MATERNITA’ SURROGATA: E’ ILLEGITTIMO L’ALLONTANAMENTO DEL MINORE NATO ALL’ESTERO, ANCHE QUANDO NON ABBIA ALCUN LEGAME GENETICO CON IL PADRE E LA MADRE COMMITTENTI
di Alessia Rondelli (praticante presso lo Studio legale RPC)
8 FEBBRAIO 2015- L’art. 8 della Convenzione europea dei diritti dell’uomo sancisce il diritto di ogni persona al rispetto della propria vita privata e familiare, del proprio domicilio e della propria corrispondenza. Nell’esercizio di tale diritto non può esservi ingerenza di una autorità pubblica a meno che tale ingerenza sia prevista dalla legge e costituisca una misura che, in una società democratica, è necessaria alla sicurezza nazionale, alla pubblica sicurezza, al benessere economico del paese, alla difesa dell’ordine e alla prevenzione dei reati, alla protezione della salute o della morale, o alla protezione dei diritti e delle libertà altrui.
La sentenza della Corte Edu del 27 gennaio scorso ha condannato l’Italia nell’ambito di un caso di maternità surrogata proprio per la violazione di tale disposto. Nei fatti la vicenda nasce dal ricorso dei coniugi Campanelli alla tecnica della maternità surrogata, cd utero in affitto, in Russia dove la procedura si conclude con successo e, come previsto dalla normativa interna, la madre surrogata presta il consenso all’iscrizione nei registri dello stato civile del neonato come figlio della coppia. Dopo circa due mesi la coppia torna in Italia e chiede la trascrizione del certificato di nascita vedendosi però opporre il rifiuto delle autorità che li indagano per falso e contestualmente aprono un procedimento per la dichiarazione dello stato di abbandono e adottabilità del minore. In corso di causa il test del DNA prova che il bimbo non è figlio dei coniugi così il Tribunale ne dispone l’immediato allontanamento e la cessazione di qualunque relazione con questi. Dopo il rigetto dei ricorsi, la coppia si rivolge alla Corte Edu che ritorna su tale delicato tema, oggetto di un groviglio di normative eterogenee in cui è difficile orientarsi, con una decisione ragionata quanto complessa, senza pregiudizi.

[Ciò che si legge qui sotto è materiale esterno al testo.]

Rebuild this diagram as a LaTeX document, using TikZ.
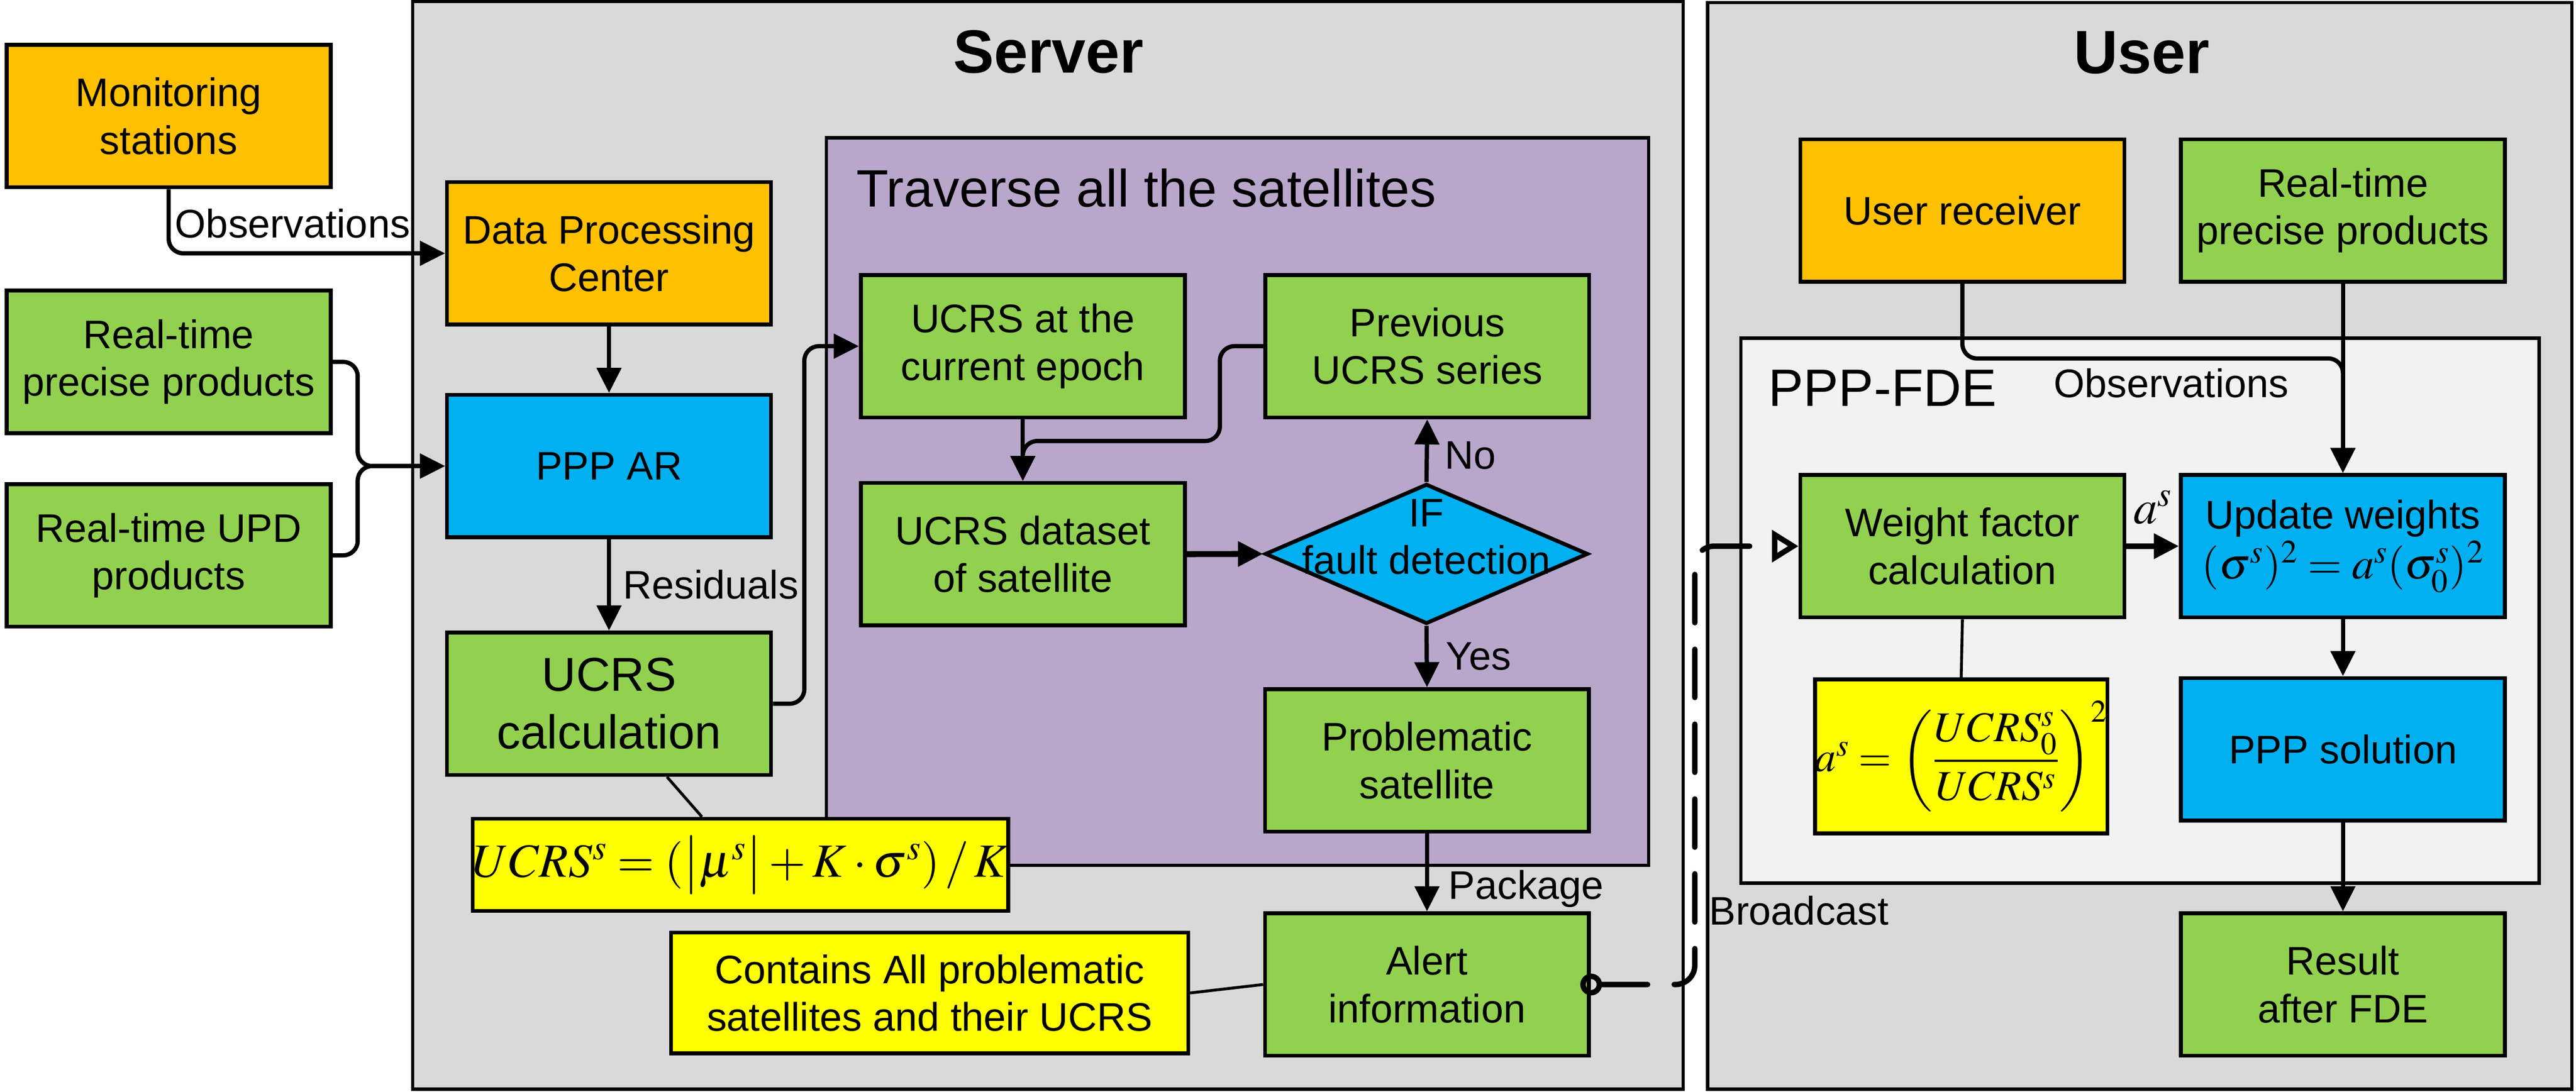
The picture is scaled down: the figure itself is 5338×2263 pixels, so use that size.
\documentclass[tikz,border=0pt]{standalone}
\usepackage{amsmath}
\usepackage{mathptmx}
\usepackage[no-math]{fontspec}
\setmainfont{Liberation Sans}
\usetikzlibrary{arrows.meta,shapes.geometric,calc}
\definecolor{orgc}{HTML}{FFC000}
\definecolor{grnc}{HTML}{92D050}
\definecolor{bluc}{HTML}{00B0F0}
\definecolor{yelc}{HTML}{FFFF00}
\definecolor{pnlc}{HTML}{D9D9D9}
\definecolor{prpc}{HTML}{B8A7CA}
\definecolor{fdec}{HTML}{F2F2F2}

\begin{document}
\begin{tikzpicture}[x=0.01cm, y=-0.01cm,
		txt/.style = {font=\fontsize{23.5}{28}\selectfont},
		box/.style = {draw, line width=2.3pt, minimum width=6.71cm, minimum height=2.95cm, inner sep=0pt, align=center, txt},
		orbox/.style = {box, fill=orgc},
		grbox/.style = {box, fill=grnc},
		blbox/.style = {box, fill=bluc},
		ylbox/.style = {box, fill=yelc},
		panel/.style = {draw, line width=2pt, inner sep=0pt},
		title/.style = {font=\fontsize{36}{42}\selectfont\bfseries, inner sep=0pt},
		lab/.style = {txt, anchor=west, inner sep=0pt},
		arr/.style = {line width=2.5pt, rounded corners=0.3cm, -{Triangle[length=0.52cm,width=0.5cm]}},
		thin/.style = {line width=1.7pt}]
				\useasboundingbox (0,0) rectangle (5338,2263);
				\node[panel, fill=pnlc, minimum width=26.31cm, minimum height=22.53cm] (srv) at (2171.5,1130.5) {};
				\node[panel, fill=pnlc, minimum width=17.9cm, minimum height=22.51cm] (usr) at (4434,1131.5) {};
				\node[panel, fill=prpc, minimum width=17.03cm, minimum height=15.07cm] (trv) at (2564.5,1039.5) {};
				\node[panel, fill=fdec, minimum width=16.53cm, minimum height=11.29cm] (fde) at (4434.5,1265.5) {};
				\node[title] (srvt) at (2173,107) {Server};
				\node[title] (usrt) at (4438,109) {User};
				\node[lab, font=\fontsize{31}{36}\selectfont] (trvt) at (1774,390) {Traverse all the satellites};
				\node[lab, font=\fontsize{31}{36}\selectfont] (fdet) at (3664,804) {PPP-FDE};

				\node[orbox] (ms) at (349.5,240.5) {Monitoring\\stations};
				\node[grbox] (rtp) at (349.5,750) {Real-time\\precise products};
				\node[grbox] (upd) at (349.5,1151) {Real-time UPD\\products};
				\node[orbox] (dpc) at (1262,525) {Data Processing\\Center};
				\node[blbox] (ppp) at (1262,966) {PPP AR};
				\node[grbox, font=\fontsize{28}{34}\selectfont] (ucal) at (1262,1458.5) {UCRS\\calculation};
				\node[grbox] (cur) at (2119.5,717.5) {UCRS at the\\current epoch};
				\node[grbox] (prev) at (2957.5,717.5) {Previous\\UCRS series};
				\node[grbox] (dset) at (2119.5,1148.5) {UCRS dataset\\of satellite};
				\node[draw, line width=2.3pt, fill=bluc, diamond, minimum width=6.69cm, minimum height=2.9cm, inner sep=0pt] (dia) at (2956,1148) {};
				\node[txt, align=center, inner sep=0pt] (ift) at (2956,1113) {IF\\fault detection};
				\node[grbox] (prob) at (2957,1576) {Problematic\\satellite};
				\node[grbox] (alert) at (2957,2040.5) {Alert\\information};
				\node[ylbox, minimum width=10.73cm, minimum height=1.91cm, font=\fontsize{28}{32}\selectfont] (f1) at (1534.5,1792.5) {$UCRS^s=(\bigl|\mu^s\bigr|+K\cdot\sigma^s)\,/\,K$};
				\node[ylbox, minimum width=10.71cm, minimum height=2.5cm] (cont) at (1926.5,2058) {Contains All problematic\\satellites and their UCRS};

				\node[orbox] (urx) at (4066.5,436.5) {User receiver};
				\node[grbox] (urtp) at (4855,436.5) {Real-time\\precise products};
				\node[grbox] (wfc) at (4066.5,1132) {Weight factor\\calculation};
				\node[blbox] (upw) at (4855,1132) {Update weights\\[0.05cm]{\fontsize{26}{30}\selectfont$(\sigma^s)^2=a^s(\sigma^s_0)^2$}};
				\node[ylbox, minimum width=5.98cm, minimum height=3.19cm, font=\fontsize{25}{29}\selectfont] (f2) at (4064,1567.5) {$a^s=\left(\dfrac{UCRS^s_0}{UCRS^s}\right)^{2}$};
				\node[blbox] (pps) at (4855,1553) {PPP solution};
				\node[grbox] (res) at (4855,2040.5) {Result\\after FDE};

				\coordinate (m1) at (2119.5,914);
				\coordinate (ob) at (4855,743);
				\coordinate (bc) at (3512,2040.5);

				\draw[arr] (ms.south) |- (dpc.west);
				\node[lab] (obl) at (362,463) {Observations};
				\draw[arr] (dpc) -- (ppp);
				\draw[arr] (rtp.east) -- ++(52,0) |- (ppp.west);
				\draw[arr] (upd.east) -- ++(52,0) |- (ppp.west);
				\draw[arr] (ppp) -- (ucal);
				\node[lab] (resl) at (1291,1211) {Residuals};
				\draw[arr] (ucal.east) -- ++(65,0) |- (cur.west);
				\draw[arr] (cur) -- (dset);
				\draw[arr] (prev.west) -- ++(-90,0) |- (m1) -- (dset.north);
				\draw[arr, line width=3.5pt] (dset.east) -- (dia.west);
				\draw[arr] (dia.north) -- (prev.south);
				\node[lab] (nol) at (2993,944) {No};
				\draw[arr] (dia.south) -- (prob.north);
				\node[lab] (yesl) at (2996,1360) {Yes};
				\draw[arr] (prob) -- (alert);
				\node[lab] (pkgl) at (3001,1842) {Package};
				\draw[thin] ([xshift=1.2cm]ucal.south) -- ([xshift=-0.8cm]f1.north);
				\draw[thin] (cont.east) -- (alert.west);
				\draw[line width=3.2pt, dash pattern=on 1cm off 0.55cm, line cap=round, rounded corners=0.4cm, {Circle[open,length=0.45cm,width=0.45cm]}-{Triangle[open,length=0.55cm,width=0.65cm]}, shorten <=-0.22cm] (alert.east) -- (bc) |- (wfc.west);
				\node[lab] (bcl) at (3541,1887) {Broadcast};

				\draw[arr] (urx.south) |- (ob) -- (upw.north);
				\draw[arr] (urtp) -- (upw);
				\node[lab] (obl2) at (4255,794) {Observations};
				\draw[arr, line width=3.5pt] (wfc.east) -- node[anchor=south, inner sep=0pt, yshift=0.4cm, font=\fontsize{28}{30}\selectfont] (asl) {$a^s$} (upw.west);
				\draw[thin] (wfc.south) -- (f2.north);
				\draw[arr] (upw) -- (pps);
				\draw[arr] (pps) -- (res);
			\end{tikzpicture}
\end{document}
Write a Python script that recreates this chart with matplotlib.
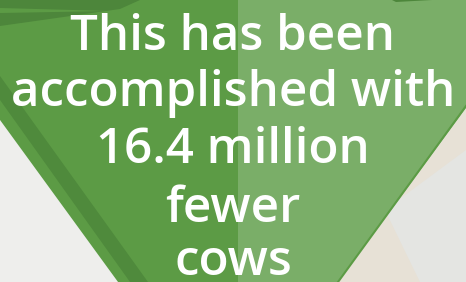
import matplotlib
matplotlib.use("Agg")
import matplotlib.pyplot as plt

# text lines of the funnel message
lines = ["This has been", "accomplished with", "16.4 million", "fewer", "cows"]
baselines = [50, 106, 163, 222, 275]

# background shapes (pixel space, y down)
white_left = [(0, 120), (0, 282), (118, 282)]
beige_right = [(466, 108), (466, 282), (338, 282)]
green_left = [(0, 0), (238, 0), (238, 282), (118, 282), (0, 120)]
green_right = [(238, 0), (466, 0), (466, 108), (338, 282), (238, 282)]
dark_stripe = [(0, 76), (0, 100), (130, 282), (148, 282)]
dark_top = [(0, 0), (140, 0), (120, 9), (0, 26)]
light_top = [(0, 8), (110, 11), (0, 13)]
dark_sliver = [(392, 0), (432, 0), (396, 2)]
grey_band = [(466, 150), (466, 282), (420, 282), (385, 210)]

fig = plt.figure(figsize=(4.66, 2.82), dpi=100)
ax = fig.add_axes([0, 0, 1, 1])
ax.set_xlim(0, 466)
ax.set_ylim(282, 0)
ax.axis("off")


def poly(pts, color, z=1):
    xs = [p[0] for p in pts]
    ys = [p[1] for p in pts]
    ax.fill(xs, ys, color=color, lw=0, zorder=z)


poly(white_left, "#eeeeec")
poly(beige_right, "#e7e1d6")
poly(grey_band, "#e4e5e2", 1.5)
poly(green_left, "#5c9b45", 2)
poly(green_right, "#7aae68", 2)
poly(dark_stripe, "#4f8a3c", 3)
poly(dark_top, "#4d863b", 3)
poly(light_top, "#5c9b45", 3.5)
poly(dark_sliver, "#4d863b", 3)
ax.plot([466, 338], [106, 282], color="#5c9b45", lw=1.5, zorder=3)

for txt, y in zip(lines, baselines):
    ax.text(233, y, txt, ha="center", va="baseline", color="white",
            fontsize=35.5, family="Open Sans", weight="semibold", zorder=5)

fig.savefig("out.png", dpi=100)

In Italia la tecnica è considerata illegale perciò le coppie interessate si rivolgono ai paesi esteri che riconoscono la gestazione di sostegno con i consistenti oneri economici e soprattutto con il rischio di incorrere in problemi giudiziari al loro rientro. In tale ambito s’inserisce la sentenza in commento che ha ritenuto l’allontanamento del minore una misura del tutto eccessiva da adottare nei soli casi di pericolo immediato, altrimenti ne risulterebbe danneggiato il bambino per il solo fatto che i genitori hanno fatto ricorso alla maternità surrogata. Secondo l’art. 8 l’ingerenza dello stato deve rispondere a precisi requisiti, in particolare deve avere il carattere della necessità in una società democratica a fronte di un giusto bilanciamento tra gli interessi perseguiti dallo Stato e gli interessi del minore direttamente coinvolto. A questo proposito la Corte ha evidenziato che la misura è stata decisa al solo scopo di porre fine ad una situazione di illegalità, richiamandosi perciò alla difesa dell’ordine pubblico interno. Tuttavia tale riferimento “non può essere considerato come una carta in bianco che consente l’adozione di ogni misura in quanto lo Stato deve avere in ogni caso riguardo all’interesse superiore del minore”. E la necessità di tutelare l’interesse del minore prescinde dalla natura del rapporto di parentela, se biologica o di altra genere. In un società moderna il diritto alla vita privata non può non includere anche i legami propri delle famiglie di fatto, riconoscendo la delicatezza e la complessità di ogni situazione concreta.
Di qui la condanna dello Stato che, però, ha disposto il solo risarcimento del danno non patrimoniale e non anche la restituzione del bimbo ai ricorrenti (anche in virtù del già instaurato rapporto con la nuova famiglia). Ovvio che nell’ambito di un così delicato tema non ci si può affidare ai soli giudici i quali comunque sono chiamati a decidere caso per caso, sarebbe invece auspicabile cercare soluzioni legislative condivise che facciano evitare disparità e disagi.